Merscher: Ja, der ist riesig. (lacht) Im Prinzip ist er ganz klein. Ich sage immer “Elefantenkondom”. Das ist eine Latexblase und außen eine Hülle. Wenn man den aufpumpt hat er einen Durchmesser von 1,22m und dadurch, dass ich eh Trainer bin, habe ich immer zwei Bälle zu Hause. 

MUS: Aber kannst du dann zu Hause richtig trainieren?

Merscher: Nein, das wird nichts. Da braucht man mehr Platz für. Und draußen geht das mit dem Ball auch nicht. Sobald da ein Windstoß kommt, fliegt der weg. Der wiegt gerade knapp einen Kilo. Man braucht schon eine Sporthalle dafür, damit man das anständig trainieren kann. Also im Moment heißt es: komplett Pause. Überall in ganz Deutschland.

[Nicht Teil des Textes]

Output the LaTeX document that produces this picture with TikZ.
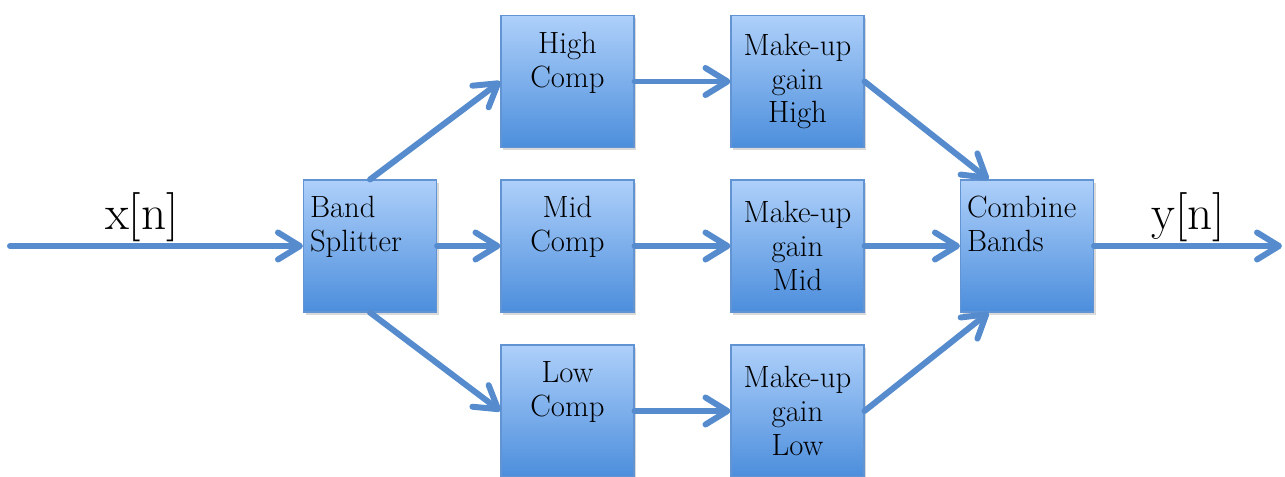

MUS: Wie sieht ein typisches Training aus? Was wird trainiert?

Merscher: Kraft ist natürlich wichtig. Je fester man unter den Ball schlägt, desto weiter fliegt er. Ganz klar. Man muss dazu noch flink sein, das kann man trainieren. Genauso brauchen wir aber auch welche, die etwas stämmiger sind. Die können sich vor den Ball stellen und blocken. Das ist auch eine eigene Trainingsübung. Ansonsten, wie in anderen Sportarten auch, Kraft-Ausdauer und Aufschlagsspiel. Taktiken natürlich auch, aber dann geht es meistens schon zum Spiel über. 

MUS: Kürzlich habt ihr ein Video veröffentlicht, in dem quasi ein Kin-Ball® durch ganz Deutschland geschlagen wird. Wie steht es um den Zusammenhalt der Community?

Merscher: Richtig gut! Alle waren direkt von der Videoidee begeistert. Wir haben eine WhatsApp-Gruppe, da sind alle Kin-Ball-Spieler*innen aus Deutschland drin. Wir versuchen da immer Kontakt zu halten. Ein Bruchteil von denen ist letztendlich im Video zu sehen, weil nicht jede*r einen Ball hat, aber alle waren hellauf begeistert.